Taking a hard look at Maryland’s taxes and government agencies will be a key part of David Craig’s administration if he’s elected governor in 2014, his running mate told a group of Montgomery County Republicans Tuesday.
Del. Jeannie Haddaway-Riccio (R-Dist. 37B) of Newcomb, the lieutenant governor candidate with Harford County Executive Craig (R), spoke Tuesday to the Republican Club of Montgomery County at Savannah’s American Grill in Kensington.
Haddaway-Riccio is using only her maiden name, Haddaway, for the campaign.
The gathering of 10 to 15 people was a chance for Montgomery Republicans to get to know the delegate from the Eastern Shore, who Craig chose in July as his running mate, said Mark Uncapher, chairman of the Montgomery County Republican Central Committee.
A Craig administration would be centered around getting the state’s fiscal house in order by stopping the growth of a state budget that’s increased every year in recent memory, cutting taxes and aggressively fighting waste, Haddaway-Riccio told the members of the Republican Club.
She praised Craig as a candidate with proven executive experience, who has lowered taxes and balanced the budget in Harford County.
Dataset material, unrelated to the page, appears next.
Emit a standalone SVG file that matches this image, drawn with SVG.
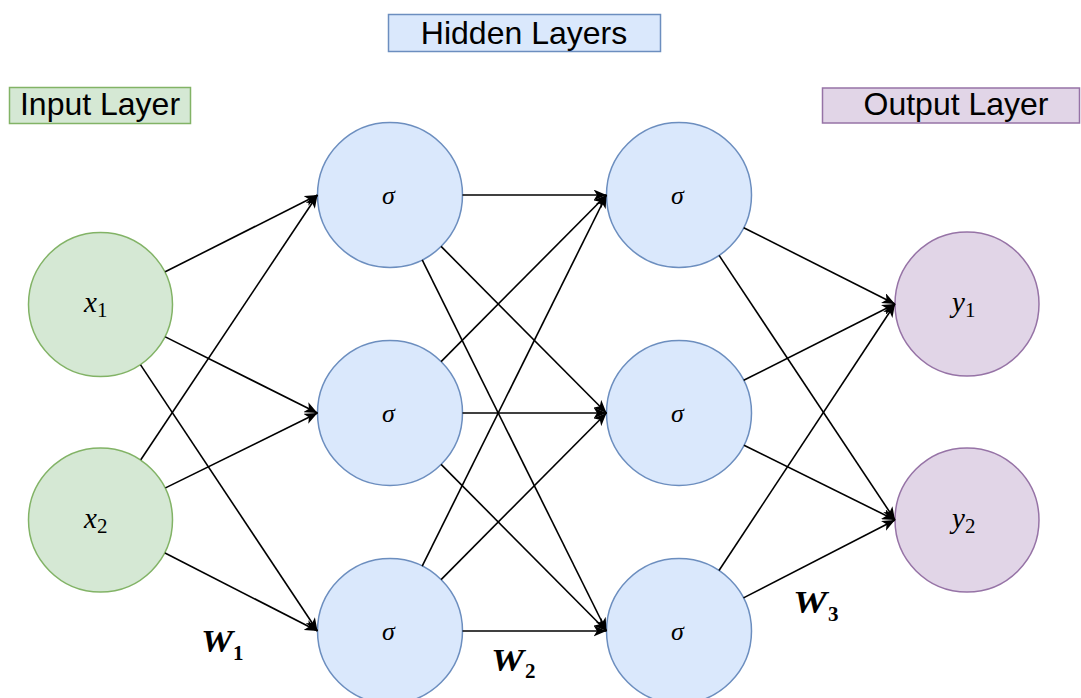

According to Harford County government spokeswoman Sherrie Johnson, the county is required to submit a balanced budget every year.
Everywhere the candidates go in Maryland, they hear from people concerned about taxes, Haddaway-Riccio said, and there’s no tax a Craig administration wouldn’t review, reduce or repeal.
Every state agency can be looked at and pared down, Haddaway-Riccio said.
She also called for budgetary consequences for agencies that don’t correct problems and issues turned up by state audits.
Haddaway-Riccio said the campaign plans to keep a steady presence in Montgomery County, where registered Democrats outnumber the 125,000 registered Republicans by a nearly three-to-one margin.
Their message seems to resonate in Montgomery when they talk to business owners about taxes and other issues, she said.
Good turnout statewide will be necessary to win in the general election, and they won’t discount any county in the state, she said.
Craig and Haddaway-Riccio will spend a lot of time in Montgomery because the sheer numbers dictate it, said campaign manager Paul Ellington.
With 125,000 registered Republicans in the county, they’re hoping to get at least a 65 percent turnout, he said.
Haddaway-Riccio said it was too soon to tell what the effect would be of Charles County businessman Charles Lollar’s recent entry into the GOP gubernatorial primary, joining Craig and Del. Ronald A. George (R-Dist. 30) of Arnold.
Last month, Frederick County Board of Commissioners President Blaine R. Young ended his pursuit of the Republican nomination and said he’d endorse Lollar.
Lollar officially kicked off his campaign Tuesday with several events.
When asked about Lollar’s impact, Ellington played up Craig’s executive experience in Harford County, as well as his experience in the state Senate and House of Delegates, which Ellington said would allow him to hit the ground running in Annapolis.
“Governor is not an entry-level position,” Ellington said.